Being transformative is relevant for fair use (i.e. the new work that uses the original work has to change enough so that the new work isn't a substitute for the original work, or something along those lines, I'm obviously not a lawyer), but I think the way transformation was used here is probably not what people originally envisioned when they came up with fair use laws.
http://en.wikipedia.org/wiki/Transformation_(law)
Still, I'm glad this is the outcome. I think what Google is doing *should* be legal, regardless of whether it currently is. It doesn't harm publishers' current businesses (it probably even helps them a bit, because it makes it easier to find back catalog titles).
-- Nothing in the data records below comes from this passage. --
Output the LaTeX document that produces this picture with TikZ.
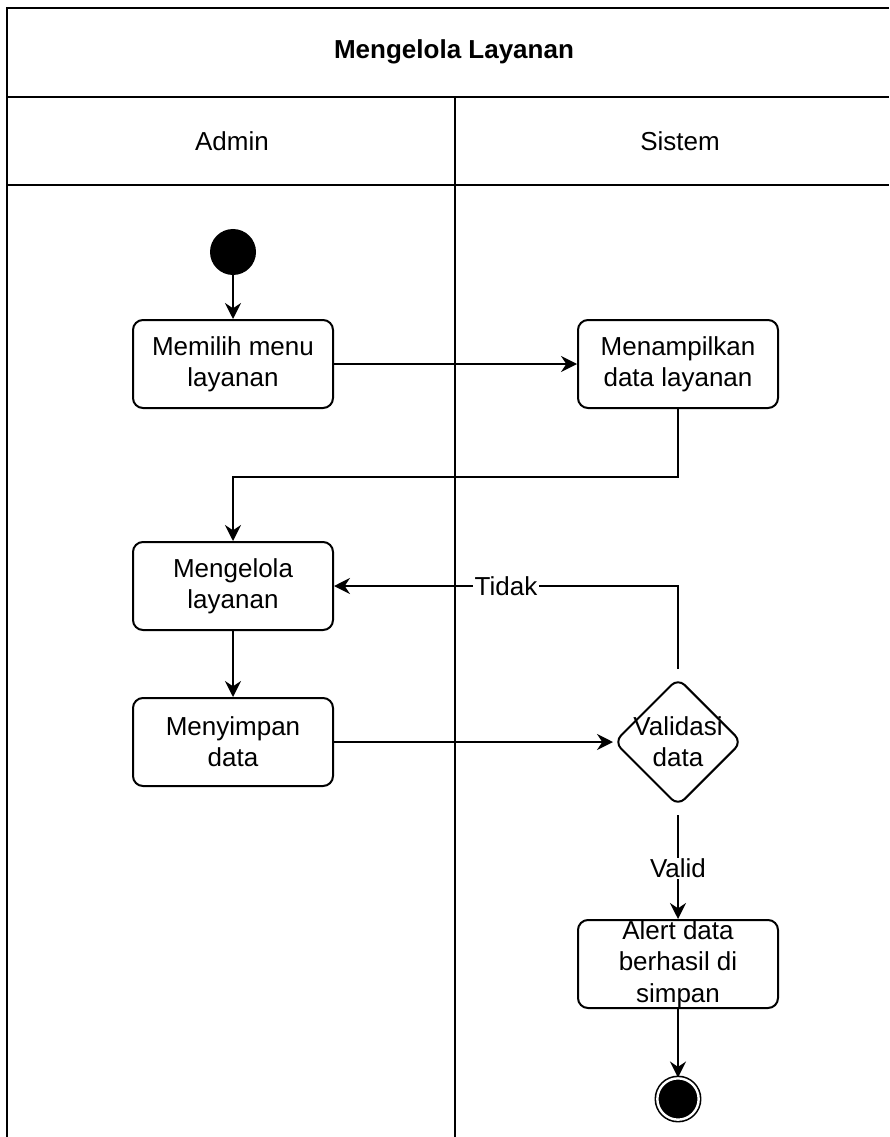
\documentclass[tikz,border=0pt]{standalone}
\usepackage{fontspec}
\setmainfont{Liberation Sans}
\usetikzlibrary{arrows.meta,shapes.geometric}

\begin{document}
\begin{tikzpicture}[
    x=0.75pt, y=-0.75pt,
    font=\fontsize{19.5}{23.5}\selectfont,
    lane/.style={line width=1.5pt},
    activity/.style={draw, line width=1.5pt, rounded corners=7.5pt,
      minimum width=150pt, minimum height=66pt, inner xsep=2pt, inner ysep=0pt, align=center},
    decision/.style={draw, diamond, line width=1.5pt, rounded corners=7pt,
      minimum width=96pt, minimum height=96pt, inner sep=0pt, align=center},
    initial/.style={circle, fill=black, minimum size=34.5pt, inner sep=0pt},
    final/.style={circle, draw, fill=black, double=white, double distance=1.8pt,
      line width=1.2pt, minimum size=31pt, inner sep=0pt},
    flow/.style={line width=1.5pt, -{Stealth[length=12pt, width=12pt, inset=4pt]}},
    guard/.style={fill=white, inner sep=1pt}
  ]
    \useasboundingbox (0,0) rectangle (889,1137);

    \draw[lane] (889,8) -- (7,8) -- (7,1137);
    \draw[lane] (7,97) -- (889,97);
    \draw[lane] (7,185) -- (889,185);
    \draw[lane] (455,97) -- (455,1137);

    \node (title)  at (454,52)  {\bfseries Mengelola Layanan};
    \node (admin)  at (232,141) {Admin};
    \node (sistem) at (680,141) {Sistem};

    \node[initial]  (start)  at (233,252)  {};
    \node[activity] (pilih)  at (233,364)  {Memilih menu\\layanan};
    \node[activity] (tampil) at (678,364)  {Menampilkan\\data layanan};
    \node[activity] (kelola) at (233,586)  {Mengelola\\layanan};
    \node[activity] (simpan) at (233,742)  {Menyimpan\\data};
    \node[decision] (valid)  at (678,742)  {\makebox[0pt]{Validasi}\\\makebox[0pt]{data}};
    \node[activity] (alert)  at (678,964)  {Alert data\\berhasil di\\simpan};
    \node[final]    (stop)   at (678,1099) {};

    \draw[flow] (start) -- (pilih);
    \draw[flow] (pilih) -- (tampil);
    \draw[flow] (tampil.south) -- ++(0,68) -| (kelola.north);
    \draw[flow, shorten <=6pt] (valid.north) |- node[guard, pos=0.75] {Tidak} (kelola.east);
    \draw[flow] (kelola) -- (simpan);
    \draw[flow] (simpan) -- (valid);
    \draw[flow, shorten <=6pt] (valid) -- node[guard, pos=0.55] {Valid} (alert);
    \draw[flow] (alert) -- (stop);
\end{tikzpicture}
\end{document}
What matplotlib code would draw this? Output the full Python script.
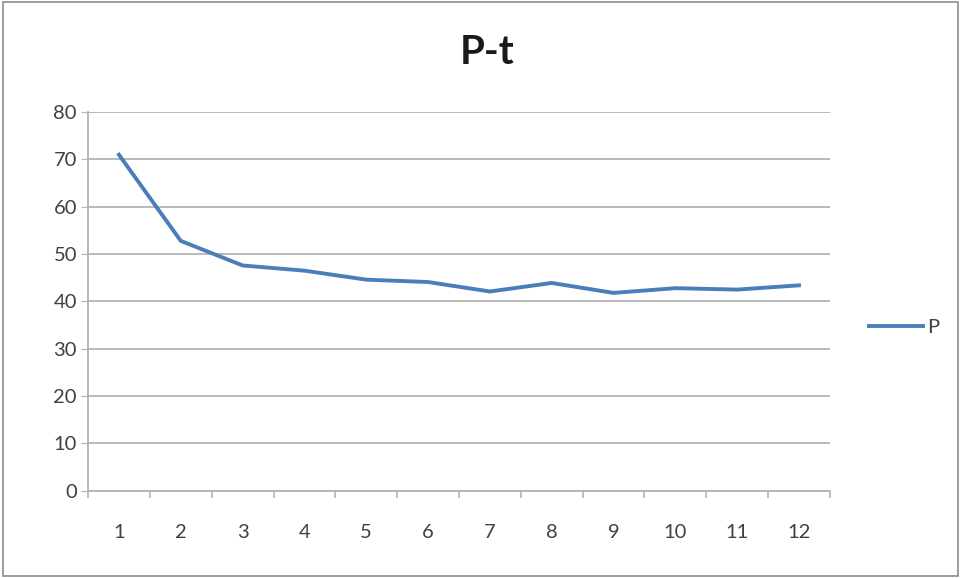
import matplotlib
matplotlib.use("Agg")
import matplotlib.pyplot as plt
from matplotlib.patches import Rectangle

title = "P-t"
series_name = "P"
categories = ["1", "2", "3", "4", "5", "6", "7", "8", "9", "10", "11", "12"]
p_values = [71.0, 52.8, 47.6, 46.5, 44.6, 44.1, 42.1, 43.9, 41.8, 42.8, 42.5, 43.4]
y_ticks = [0, 10, 20, 30, 40, 50, 60, 70, 80]

plt.rcParams['font.family'] = ['Lato', 'DejaVu Sans']

fig = plt.figure(figsize=(9.61, 5.78), dpi=100)
fig.patch.set_facecolor('white')
fig.patches.append(Rectangle((0.003, 0.004), 0.994, 0.992, transform=fig.transFigure,
                             fill=False, edgecolor='#8c8c8c', linewidth=1.2))

ax = fig.add_axes([0.0916, 0.151, 0.772, 0.655])
x = list(range(1, len(categories) + 1))
line, = ax.plot(x, p_values, color='#4A7EBB', linewidth=2.8, solid_joinstyle='round',
                label=series_name, zorder=3)

ax.set_xlim(0.5, len(categories) + 0.5)
ax.set_ylim(0, 80)
ax.set_yticks(y_ticks)
ax.set_yticklabels([str(v) for v in y_ticks])
ax.set_xticks(x)
ax.set_xticklabels(categories)
ax.set_xticks([i + 0.5 for i in range(0, len(categories) + 1)], minor=True)

ax.grid(axis='y', color='#b3b3b3', linewidth=1.3, zorder=0)
ax.set_axisbelow(True)
for s in ['top', 'right']:
    ax.spines[s].set_visible(False)
ax.spines['left'].set_color('#b3b3b3')
ax.spines['bottom'].set_color('#b3b3b3')
ax.spines['left'].set_linewidth(1.3)
ax.spines['bottom'].set_linewidth(1.3)

ax.tick_params(axis='y', which='major', length=5, color='#b3b3b3', labelsize=14.5,
               labelcolor='#404040', pad=3)
ax.tick_params(axis='x', which='major', length=0, labelsize=14.5, labelcolor='#404040', pad=24)
ax.tick_params(axis='x', which='minor', length=5, color='#b3b3b3', width=1.2)

fig.text(0.507, 0.91, title, ha='center', va='center', fontsize=29, fontweight='bold',
         color='#1a1a1a')

fig.legend(handles=[line], labels=[series_name], loc='center left',
           bbox_to_anchor=(0.885, 0.434), frameon=False, fontsize=14.5,
           handlelength=2.7, handletextpad=0.2, labelcolor='#404040')

fig.savefig("out.png", dpi=100)
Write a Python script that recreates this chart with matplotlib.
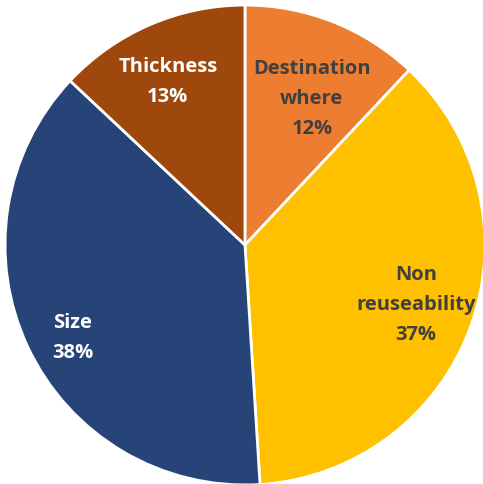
import matplotlib.pyplot as plt
import numpy as np

labels = ['Destination\nwhere', 'Non\nreuseability', 'Size', 'Thickness']
shares = [12, 37, 38, 13]
colors = ['#ED7D31', '#FFC000', '#264478', '#9E480E']
text_colors = ['#404040', '#404040', 'white', 'white']
# label placement: distance from centre and angular nudge (deg) off the wedge middle
label_radius = [0.67, 0.755, 0.815, 0.75]
label_shift = [-3.0, 0.5, 3.2, 2.0]

fig = plt.figure(figsize=(4.83, 4.84), dpi=100)
ax = fig.add_axes([0, 0, 1, 1])
wedges, _ = ax.pie(shares, colors=colors, startangle=90, counterclock=False,
                   wedgeprops=dict(edgecolor='white', linewidth=2))
ax.set_xlim(-1.021, 0.992)
ax.set_ylim(-0.996, 1.021)
ax.set_aspect('equal')

for w, lab, val, tc, r, d in zip(wedges, labels, shares, text_colors, label_radius, label_shift):
    mid = np.deg2rad((w.theta1 + w.theta2) / 2 + d)
    ax.text(r * np.cos(mid), r * np.sin(mid), f'{lab}\n{val}%', ha='center', va='center',
            color=tc, fontsize=14.5, fontweight='bold', family='Open Sans', linespacing=1.67)

fig.savefig('out.png', dpi=100, facecolor='white')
And it's a great service for readers.
@Lukas Probably, although in a quick scan I did not see rate-limiting mentioned in the ruling, and we shouldn’t necessarily assume that whatever Google implemented works.
I tend to agree with you that this sort of thing should be legal. I just didn’t find the stated reasoning particularly convincing. Perhaps it’s because this isn’t legally clear-cut that it took so long to reach a verdict.